> [Listed records]
^^^^
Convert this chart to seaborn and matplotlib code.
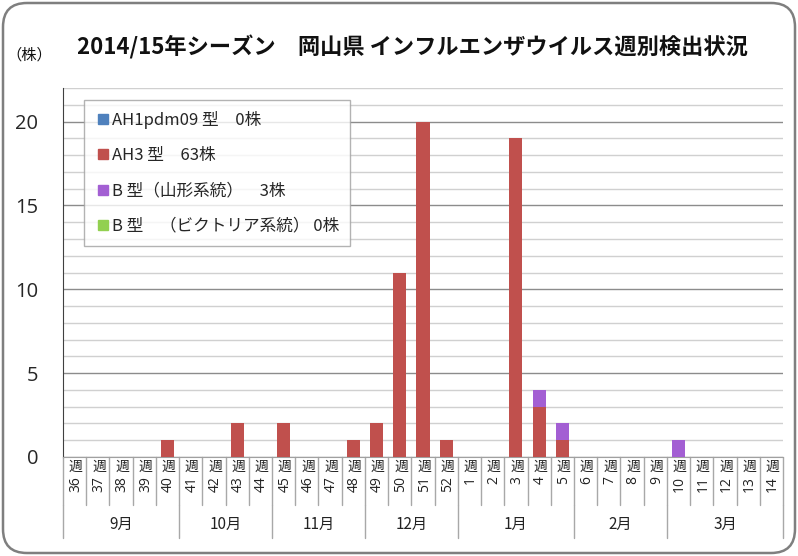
import matplotlib
matplotlib.use("Agg")
import matplotlib.pyplot as plt
import seaborn as sns
import numpy as np
import pandas as pd
from matplotlib.patches import FancyBboxPatch
from matplotlib.lines import Line2D
import matplotlib.transforms as mtrans

# ---- data ----
weeks = ["36", "37", "38", "39", "40", "41", "42", "43", "44", "45", "46", "47", "48",
         "49", "50", "51", "52", "1", "2", "3", "4", "5", "6", "7", "8", "9",
         "10", "11", "12", "13", "14"]
ah1pdm09 = [0] * 31
ah3 = [0, 0, 0, 0, 1, 0, 0, 2, 0, 2, 0, 0, 1, 2, 11, 20, 1, 0, 0, 19, 3, 1,
       0, 0, 0, 0, 0, 0, 0, 0, 0]
b_yamagata = [0] * 20 + [1, 1, 0, 0, 0, 0, 1, 0, 0, 0, 0]
b_victoria = [0] * 31
months = ["9月", "10月", "11月", "12月", "1月", "2月", "3月"]
month_weeks = [5, 4, 4, 4, 5, 4, 5]
legend_labels = ["AH1pdm09 型　0株", "AH3 型　63株", "B 型（山形系統）　3株",
                 "B 型　（ビクトリア系統） 0株"]
title = "2014/15年シーズン　岡山県 インフルエンザウイルス週別検出状況"
ylabel = "（株）"

colors = ["#4F81BD", "#C0504D", "#A35FD3", "#92D050"]

sns.set_style("white")
plt.rcParams["font.family"] = ["Noto Sans CJK JP", "DejaVu Sans"]

fig = plt.figure(figsize=(7.98, 5.56), dpi=100)
W, H = 798, 556
x0, x1, yb, yt = 63, 783, 457, 88
ax = fig.add_axes([x0 / W, 1 - yb / H, (x1 - x0) / W, (yb - yt) / H])

df = pd.DataFrame({"week": weeks, "ah1": ah1pdm09, "ah3": ah3,
                   "byam": b_yamagata, "bvic": b_victoria})
df["c1"] = df["ah1"]
df["c2"] = df["c1"] + df["ah3"]
df["c3"] = df["c2"] + df["byam"]
df["c4"] = df["c3"] + df["bvic"]

for col, c in zip(["c4", "c3", "c2", "c1"], colors[::-1]):
    sns.barplot(data=df, x="week", y=col, order=weeks, color=c, width=0.56,
                saturation=1, ax=ax, zorder=3, edgecolor="none")

ax.set_xlim(-0.5, len(weeks) - 0.5)
ax.set_ylim(0, 22)
ax.set_yticks([0, 5, 10, 15, 20])
ax.set_yticks(np.arange(0, 23, 1), minor=True)
ax.grid(axis="y", which="minor", color="#d0d0d0", lw=1, zorder=0)
ax.grid(axis="y", which="major", color="#8c8c8c", lw=1, zorder=0)
ax.set_xticks([])
ax.set_xlabel("")
ax.set_ylabel("")
for s in ["top", "right"]:
    ax.spines[s].set_visible(False)
ax.spines["left"].set_color("#404040")
ax.spines["bottom"].set_color("#a0a0a0")
ax.tick_params(axis="y", which="major", direction="out", length=8, width=1,
               color="#404040", labelsize=14.5, pad=10)
ax.tick_params(axis="y", which="minor", length=0)
for lbl in ax.get_yticklabels():
    lbl.set_fontfamily(["Open Sans", "DejaVu Sans"])

# table-like x axis
tr = mtrans.blended_transform_factory(ax.transData, fig.transFigure)
def fy(py):
    return 1 - py / H
for i in range(len(weeks) + 1):
    ax.plot([i - 0.5, i - 0.5], [fy(yb), fy(505)], transform=tr, color="#a8a8a8",
            lw=1, clip_on=False)
for i, w in enumerate(weeks):
    ax.text(i + 0.05, fy(467), "週", transform=tr, ha="center", va="center",
            fontsize=10, color="#222222")
    ax.text(i + 0.05, fy(476), w, transform=tr, ha="center", va="top",
            rotation=90, fontsize=10, color="#222222",
            family=["Open Sans", "DejaVu Sans"])
bounds = np.concatenate([[0], np.cumsum(month_weeks)])
for b in bounds:
    ax.plot([b - 0.5, b - 0.5], [fy(505), fy(538)], transform=tr, color="#a8a8a8",
            lw=1, clip_on=False)
for m, a, b in zip(months, bounds[:-1], bounds[1:]):
    ax.text((a + b) / 2 - 0.5, fy(524), m, transform=tr, ha="center",
            va="center", fontsize=11, color="#222222")

# legend
handles = [Line2D([], [], marker="s", ls="none", color=c, markersize=6.5)
           for c in colors]
leg = ax.legend(handles, legend_labels, loc="upper left",
                bbox_to_anchor=((84 - x0) / (x1 - x0), (yb - 100) / (yb - yt)),
                frameon=True, fancybox=False, edgecolor="#a0a0a0",
                fontsize=12, handletextpad=0.05, labelspacing=1.1,
                borderpad=0.65, handlelength=1.0, borderaxespad=0)
leg.get_frame().set_linewidth(1)
leg.set_zorder(5)

# title & unit
fig.text(412 / W, fy(47), title, ha="center", va="center", fontsize=16,
         fontweight="bold", color="#111111")
fig.text(6 / W, fy(55), ylabel, ha="left", va="center", fontsize=11,
         color="#111111")

# outer frame
frame = FancyBboxPatch((3 / W, 3 / H), 792 / W, 550 / H,
                       boxstyle="round,pad=0,rounding_size=0.03",
                       transform=fig.transFigure, fill=False,
                       edgecolor="#7f7f7f", lw=1.8, mutation_aspect=W / H)
fig.patches.append(frame)

fig.savefig("out.png", dpi=100)
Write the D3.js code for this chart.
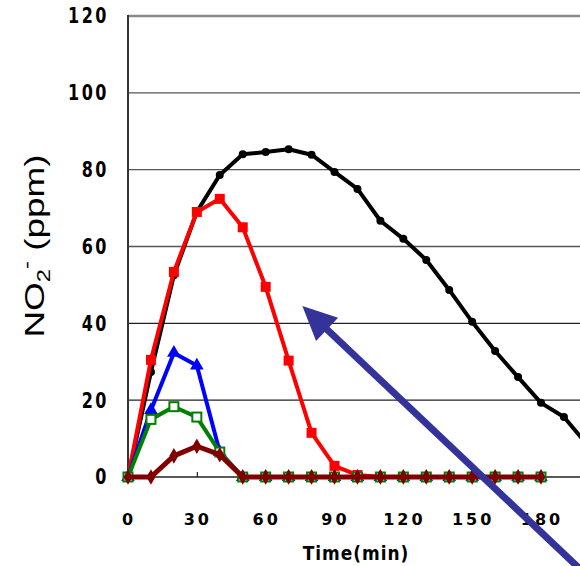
<!DOCTYPE html>
<html>
<head>
<meta charset="utf-8">
<script src="https://cdn.jsdelivr.net/npm/d3@7"></script>
<style>
  html, body { margin: 0; padding: 0; background: #fff; }
  svg { display: block; }
</style>
</head>
<body>
<svg id="chart" width="580" height="566"></svg>
<script>
// ---- data ----
const timesBlack = [0,10,20,30,40,50,60,70,80,90,100,110,120,130,140,150,160,170,180,190,200];
const times = [0,10,20,30,40,50,60,70,80,90,100,110,120,130,140,150,160,170,180];
const black = [0,27.3,52.5,69,78.6,84,84.6,85.3,83.9,79.4,75,66.7,62,56.5,48.7,40.4,32.8,26,19.3,15.6,8.5];
const red   = [0,30.5,53.4,69,72.4,65,49.5,30.3,11.5,2.9,0.5,0,0,0,0,0,0,0,0];
const blue  = [0,17.4,32.3,29,6.5,0,0,0,0,0,0,0,0,0,0,0,0,0,0];
const green = [0,15,18.3,15.6,6.5,0,0,0,0,0,0,0,0,0,0,0,0,0,0];
const brown = [0,0,5.5,8,5.8,0,0,0,0,0,0,0,0,0,0,0,0,0,0];
const xTicks = [0,30,60,90,120,150,180];
const yTicks = [0,20,40,60,80,100,120];
const arrowTip = [76, 44.5];
const arrowTail = [201.5, -26.5];

const svg = d3.select("#chart");
const x = d3.scaleLinear().domain([0,180]).range([128,541]);
const y = d3.scaleLinear().domain([0,120]).range([477,16]);

// gridlines
svg.append("g").selectAll("line").data(yTicks.filter(d => d > 0)).join("line")
  .attr("x1", 128).attr("x2", 580)
  .attr("y1", d => y(d)).attr("y2", d => y(d))
  .attr("stroke", d => d === 120 ? "#8a8a8a" : (d >= 60 ? "#555" : "#222"))
  .attr("stroke-width", d => d === 120 ? 2.5 : 1.3);

// x axis
const xAxis = d3.axisBottom(x).tickValues(xTicks).tickSize(-5).tickFormat("");
const gx = svg.append("g").attr("transform", `translate(0,${y(0)})`).call(xAxis);
gx.select(".domain").remove();
gx.selectAll(".tick line").attr("stroke", "#222").attr("stroke-width", 1.2);
svg.append("line").attr("x1", 128).attr("x2", 580).attr("y1", y(0)).attr("y2", y(0))
  .attr("stroke", "#222").attr("stroke-width", 1.3);

// y axis line
svg.append("line").attr("x1", 128).attr("x2", 128).attr("y1", y(120) - 1).attr("y2", y(0))
  .attr("stroke", "#333").attr("stroke-width", 2);

// tick labels
svg.append("g").selectAll("text").data(yTicks).join("text")
  .attr("transform", d => `translate(109,${y(d)}) scale(1,1.3)`)
  .attr("text-anchor", "end").attr("dy", "0.36em")
  .attr("font-family", "DejaVu Sans").attr("font-weight", "bold")
  .attr("font-size", 16).attr("letter-spacing", 2.5)
  .text(d => d);

svg.append("g").selectAll("text").data(xTicks).join("text")
  .attr("x", d => x(d) + 1).attr("y", 525)
  .attr("text-anchor", "middle")
  .attr("font-family", "DejaVu Sans").attr("font-weight", "bold")
  .attr("font-size", 16).attr("letter-spacing", 3)
  .text(d => d);

// axis titles
svg.append("text")
  .attr("transform", "translate(356,560) scale(1,1.15)")
  .attr("text-anchor", "middle")
  .attr("font-family", "DejaVu Sans").attr("font-weight", "bold")
  .attr("font-size", 17).attr("letter-spacing", 1)
  .text("Time(min)");

const yl = svg.append("text")
  .attr("transform", "translate(44,246) rotate(-90) scale(1.32,1)")
  .attr("text-anchor", "middle")
  .attr("font-family", "Liberation Sans, Arial, sans-serif")
  .attr("font-size", 28);
yl.append("tspan").text("NO");
yl.append("tspan").attr("font-size", 18).attr("dy", 6).text("2");
yl.append("tspan").attr("font-size", 18).attr("dy", -17).text("-");
yl.append("tspan").attr("dy", 11).text(" (ppm)");

// series
const line = d3.line();
function drawSeries(xs, ys, color, width) {
  const pts = xs.map((t, i) => [x(t), y(ys[i])]);
  svg.append("path").datum(pts)
    .attr("d", line).attr("fill", "none")
    .attr("stroke", color).attr("stroke-width", width)
    .attr("stroke-linejoin", "round");
  return pts;
}

const clip = svg.append("defs").append("clipPath").attr("id", "clip");
clip.append("rect").attr("x", 0).attr("y", 0).attr("width", 580).attr("height", 566);

const pb = drawSeries(timesBlack, black, "#000", 4);
svg.append("g").selectAll("circle").data(pb).join("circle")
  .attr("cx", d => d[0]).attr("cy", d => d[1]).attr("r", 4).attr("fill", "#000");

const pr = drawSeries(times, red, "#ff0000", 4);
svg.append("g").selectAll("rect").data(pr).join("rect")
  .attr("x", d => d[0] - 5).attr("y", d => d[1] - 5).attr("width", 10).attr("height", 10)
  .attr("fill", "#ff0000");

const pbl = drawSeries(times, blue, "#0000ff", 4);
svg.append("g").selectAll("path").data(pbl).join("path")
  .attr("d", d3.symbol(d3.symbolTriangle, 80))
  .attr("transform", d => `translate(${d[0]},${d[1]})`)
  .attr("fill", "#0000ff");

const pg = drawSeries(times, green, "#008000", 4);
svg.append("g").selectAll("rect").data(pg).join("rect")
  .attr("x", d => d[0] - 4.5).attr("y", d => d[1] - 4.5).attr("width", 9).attr("height", 9)
  .attr("fill", "#fff").attr("stroke", "#008000").attr("stroke-width", 2);

const pbr = drawSeries(times, brown, "#800000", 5);
svg.append("g").selectAll("path").data(pbr).join("path")
  .attr("d", d3.symbol(d3.symbolDiamond, 70))
  .attr("transform", d => `translate(${d[0]},${d[1]})`)
  .attr("fill", "#800000");

// arrow annotation
const tip = [x(arrowTip[0]), y(arrowTip[1])];
const tail = [x(arrowTail[0]), y(arrowTail[1])];
const ang = Math.atan2(tail[1] - tip[1], tail[0] - tip[0]);
const headLen = 34, headHalf = 16;
const bx = tip[0] + headLen * Math.cos(ang), by = tip[1] + headLen * Math.sin(ang);
const px = -Math.sin(ang), py = Math.cos(ang);
svg.append("line")
  .attr("x1", bx - 4 * Math.cos(ang)).attr("y1", by - 4 * Math.sin(ang))
  .attr("x2", tail[0]).attr("y2", tail[1])
  .attr("stroke", "#333399").attr("stroke-width", 7);
svg.append("path")
  .attr("d", `M${tip[0]},${tip[1]}L${bx + px * headHalf},${by + py * headHalf}L${bx - px * headHalf},${by - py * headHalf}Z`)
  .attr("fill", "#333399");
</script>
</body>
</html>
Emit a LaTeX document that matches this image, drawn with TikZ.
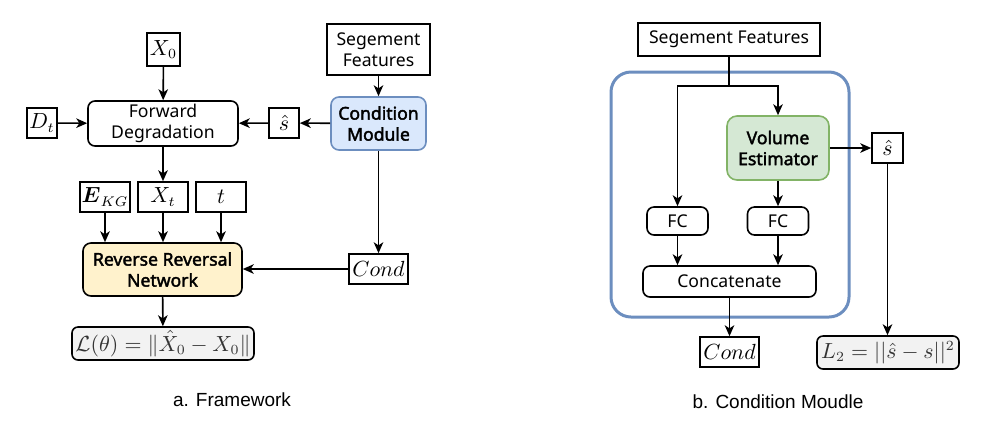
^^^^
> [Directive] Begin with the first line of the entries above and write out each line exactly, ending with the line containing "import matplotlib.transforms as mtrans". Leave out pictures.

> [Result of the exercise]
Convert this chart to seaborn and matplotlib code.
import matplotlib
matplotlib.use("Agg")
import matplotlib.pyplot as plt
import seaborn as sns
import numpy as np
import pandas as pd
from matplotlib.patches import FancyBboxPatch
from matplotlib.lines import Line2D
import matplotlib.transforms as mtrans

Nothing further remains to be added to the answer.